-------- DATASET EXTRACT
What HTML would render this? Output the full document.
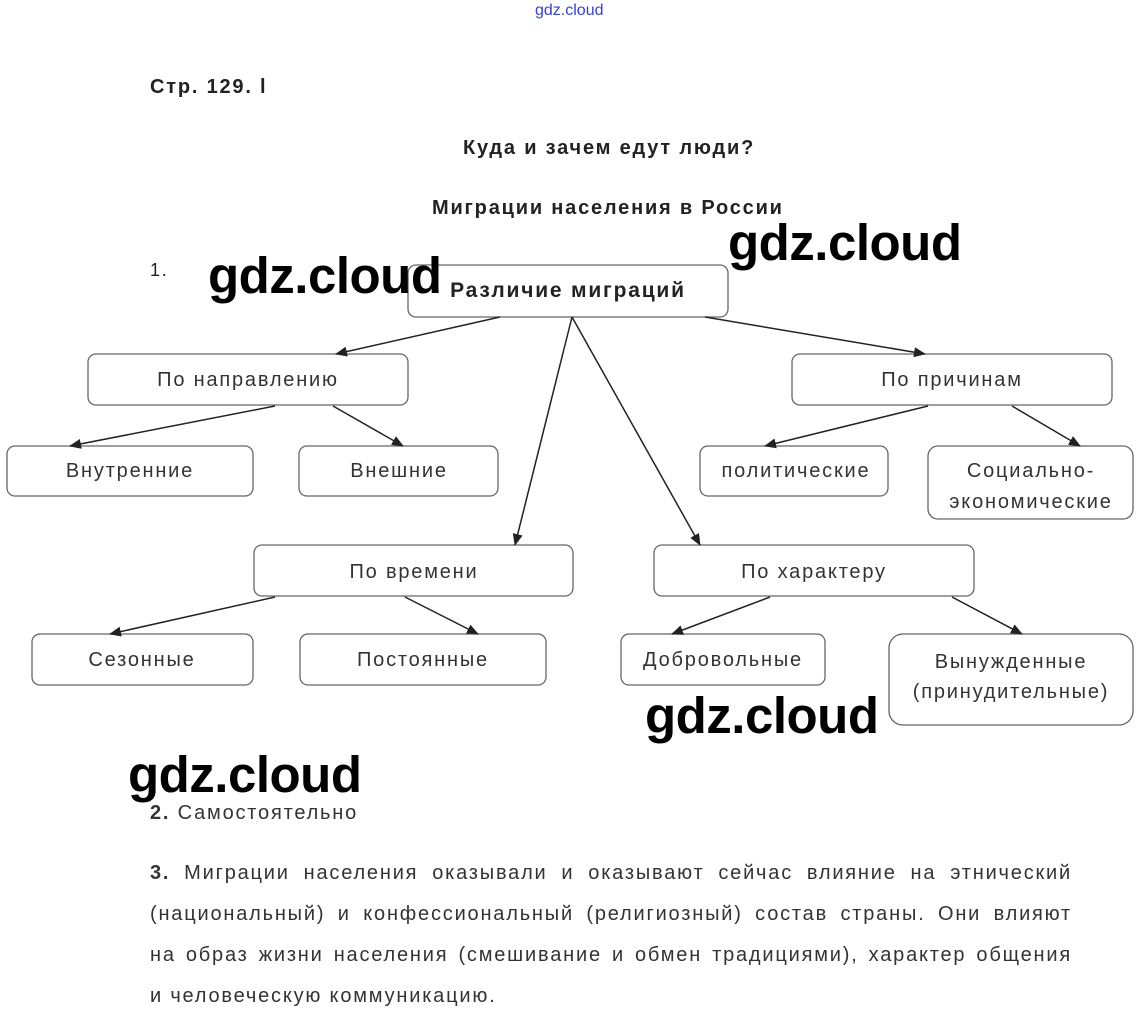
<!DOCTYPE html>
<html><head><meta charset="utf-8"><style>
body{margin:0;width:1145px;height:1025px;background:#fff;position:relative;overflow:hidden;font-family:"Liberation Sans",Arial,sans-serif;color:#222;letter-spacing:1.8px}
.a{position:absolute;white-space:nowrap}
.w{position:absolute;font-family:"Liberation Sans",sans-serif;font-size:51px;font-weight:bold;color:#000;line-height:1;letter-spacing:-0.5px}
.p{position:absolute;left:150px;width:922px;font-size:20px;color:#333;text-align:justify;text-align-last:justify;line-height:41px}
</style></head><body>
<svg width="1145" height="1025" style="position:absolute;left:0;top:0" font-family="Liberation Sans, Arial, sans-serif" font-size="20" fill="#333" letter-spacing="1.8">
<defs><marker id="m" markerWidth="12" markerHeight="10" refX="11" refY="5" orient="auto" markerUnits="userSpaceOnUse"><path d="M0,0 L12,5 L0,10 z" fill="#222"/></marker></defs>
<g fill="#fff" stroke="#666" stroke-width="1.3">
<rect x="408" y="265" width="320" height="52" rx="8"/>
<rect x="88" y="354" width="320" height="51" rx="8"/>
<rect x="792" y="354" width="320" height="51" rx="8"/>
<rect x="7" y="446" width="246" height="50" rx="8"/>
<rect x="299" y="446" width="199" height="50" rx="8"/>
<rect x="700" y="446" width="188" height="50" rx="8"/>
<rect x="928" y="446" width="205" height="73" rx="10"/>
<rect x="254" y="545" width="319" height="51" rx="8"/>
<rect x="654" y="545" width="320" height="51" rx="8"/>
<rect x="32" y="634" width="221" height="51" rx="8"/>
<rect x="300" y="634" width="246" height="51" rx="8"/>
<rect x="621" y="634" width="204" height="51" rx="8"/>
<rect x="889" y="634" width="244" height="91" rx="14"/>
</g>
<g stroke="#222" stroke-width="1.5" marker-end="url(#m)">
<line x1="500" y1="317" x2="336" y2="354"/>
<line x1="572" y1="317" x2="515" y2="545"/>
<line x1="572" y1="317" x2="700" y2="545"/>
<line x1="705" y1="317" x2="925" y2="354"/>
<line x1="275" y1="406" x2="70" y2="446"/>
<line x1="333" y1="406" x2="403" y2="446"/>
<line x1="928" y1="406" x2="765" y2="446"/>
<line x1="1012" y1="406" x2="1080" y2="446"/>
<line x1="275" y1="597" x2="110" y2="634"/>
<line x1="405" y1="597" x2="478" y2="634"/>
<line x1="770" y1="597" x2="672" y2="634"/>
<line x1="952" y1="597" x2="1022" y2="634"/>
</g>
<g text-anchor="middle">
<text x="568" y="297" font-weight="bold" font-size="21" fill="#222">Различие миграций</text>
<text x="248" y="386">По направлению</text>
<text x="952" y="386">По причинам</text>
<text x="130" y="477">Внутренние</text>
<text x="399" y="477">Внешние</text>
<text x="796" y="477">политические</text>
<text x="1031" y="477">Социально-</text>
<text x="1031" y="508">экономические</text>
<text x="414" y="578">По времени</text>
<text x="814" y="578">По характеру</text>
<text x="142" y="666">Сезонные</text>
<text x="423" y="666">Постоянные</text>
<text x="723" y="666">Добровольные</text>
<text x="1011" y="668">Вынужденные</text>
<text x="1011" y="698">(принудительные)</text>
</g>
</svg>
<div class="a" style="left:535px;top:2px;font-size:16px;color:#3344cc;letter-spacing:0">gdz.cloud</div>
<div class="a" style="left:150px;top:76px;font-size:20px;font-weight:bold;color:#222">Стр. 129. l</div>
<div class="a" style="left:463px;top:137px;font-size:20px;font-weight:bold;color:#222">Куда и зачем едут люди?</div>
<div class="a" style="left:432px;top:197px;font-size:20px;font-weight:bold;color:#222">Миграции населения в России</div>
<div class="a" style="left:150px;top:260px;font-size:18px;color:#222">1.</div>
<div class="w" style="left:208px;top:250px">gdz.cloud</div>
<div class="w" style="left:728px;top:217px">gdz.cloud</div>
<div class="w" style="left:645px;top:690px">gdz.cloud</div>
<div class="w" style="left:128px;top:749px">gdz.cloud</div>
<div class="a" style="left:150px;top:802px;font-size:20px;color:#333"><b>2.</b> Самостоятельно</div>
<div class="p" style="top:853px"><b>3.</b> Миграции населения оказывали и оказывают сейчас влияние на этнический</div>
<div class="p" style="top:894px">(национальный) и конфессиональный (религиозный) состав страны. Они влияют</div>
<div class="p" style="top:935px">на образ жизни населения (смешивание и обмен традициями), характер общения</div>
<div class="p" style="top:976px;text-align-last:left">и человеческую коммуникацию.</div>
</body></html>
----------------
TO BE DONE: Transcribe the full listing character for character. Pictures are excluded.

THE SOLUTION:
What HTML would render this? Output the full document.
<!DOCTYPE html>
<html><head><meta charset="utf-8"><style>
body{margin:0;width:1145px;height:1025px;background:#fff;position:relative;overflow:hidden;font-family:"Liberation Sans",Arial,sans-serif;color:#222;letter-spacing:1.8px}
.a{position:absolute;white-space:nowrap}
.w{position:absolute;font-family:"Liberation Sans",sans-serif;font-size:51px;font-weight:bold;color:#000;line-height:1;letter-spacing:-0.5px}
.p{position:absolute;left:150px;width:922px;font-size:20px;color:#333;text-align:justify;text-align-last:justify;line-height:41px}
</style></head><body>
<svg width="1145" height="1025" style="position:absolute;left:0;top:0" font-family="Liberation Sans, Arial, sans-serif" font-size="20" fill="#333" letter-spacing="1.8">
<defs><marker id="m" markerWidth="12" markerHeight="10" refX="11" refY="5" orient="auto" markerUnits="userSpaceOnUse"><path d="M0,0 L12,5 L0,10 z" fill="#222"/></marker></defs>
<g fill="#fff" stroke="#666" stroke-width="1.3">
<rect x="408" y="265" width="320" height="52" rx="8"/>
<rect x="88" y="354" width="320" height="51" rx="8"/>
<rect x="792" y="354" width="320" height="51" rx="8"/>
<rect x="7" y="446" width="246" height="50" rx="8"/>
<rect x="299" y="446" width="199" height="50" rx="8"/>
<rect x="700" y="446" width="188" height="50" rx="8"/>
<rect x="928" y="446" width="205" height="73" rx="10"/>
<rect x="254" y="545" width="319" height="51" rx="8"/>
<rect x="654" y="545" width="320" height="51" rx="8"/>
<rect x="32" y="634" width="221" height="51" rx="8"/>
<rect x="300" y="634" width="246" height="51" rx="8"/>
<rect x="621" y="634" width="204" height="51" rx="8"/>
<rect x="889" y="634" width="244" height="91" rx="14"/>
</g>
<g stroke="#222" stroke-width="1.5" marker-end="url(#m)">
<line x1="500" y1="317" x2="336" y2="354"/>
<line x1="572" y1="317" x2="515" y2="545"/>
<line x1="572" y1="317" x2="700" y2="545"/>
<line x1="705" y1="317" x2="925" y2="354"/>
<line x1="275" y1="406" x2="70" y2="446"/>
<line x1="333" y1="406" x2="403" y2="446"/>
<line x1="928" y1="406" x2="765" y2="446"/>
<line x1="1012" y1="406" x2="1080" y2="446"/>
<line x1="275" y1="597" x2="110" y2="634"/>
<line x1="405" y1="597" x2="478" y2="634"/>
<line x1="770" y1="597" x2="672" y2="634"/>
<line x1="952" y1="597" x2="1022" y2="634"/>
</g>
<g text-anchor="middle">
<text x="568" y="297" font-weight="bold" font-size="21" fill="#222">Различие миграций</text>
<text x="248" y="386">По направлению</text>
<text x="952" y="386">По причинам</text>
<text x="130" y="477">Внутренние</text>
<text x="399" y="477">Внешние</text>
<text x="796" y="477">политические</text>
<text x="1031" y="477">Социально-</text>
<text x="1031" y="508">экономические</text>
<text x="414" y="578">По времени</text>
<text x="814" y="578">По характеру</text>
<text x="142" y="666">Сезонные</text>
<text x="423" y="666">Постоянные</text>
<text x="723" y="666">Добровольные</text>
<text x="1011" y="668">Вынужденные</text>
<text x="1011" y="698">(принудительные)</text>
</g>
</svg>
<div class="a" style="left:535px;top:2px;font-size:16px;color:#3344cc;letter-spacing:0">gdz.cloud</div>
<div class="a" style="left:150px;top:76px;font-size:20px;font-weight:bold;color:#222">Стр. 129. l</div>
<div class="a" style="left:463px;top:137px;font-size:20px;font-weight:bold;color:#222">Куда и зачем едут люди?</div>
<div class="a" style="left:432px;top:197px;font-size:20px;font-weight:bold;color:#222">Миграции населения в России</div>
<div class="a" style="left:150px;top:260px;font-size:18px;color:#222">1.</div>
<div class="w" style="left:208px;top:250px">gdz.cloud</div>
<div class="w" style="left:728px;top:217px">gdz.cloud</div>
<div class="w" style="left:645px;top:690px">gdz.cloud</div>
<div class="w" style="left:128px;top:749px">gdz.cloud</div>
<div class="a" style="left:150px;top:802px;font-size:20px;color:#333"><b>2.</b> Самостоятельно</div>
<div class="p" style="top:853px"><b>3.</b> Миграции населения оказывали и оказывают сейчас влияние на этнический</div>
<div class="p" style="top:894px">(национальный) и конфессиональный (религиозный) состав страны. Они влияют</div>
<div class="p" style="top:935px">на образ жизни населения (смешивание и обмен традициями), характер общения</div>
<div class="p" style="top:976px;text-align-last:left">и человеческую коммуникацию.</div>
</body></html>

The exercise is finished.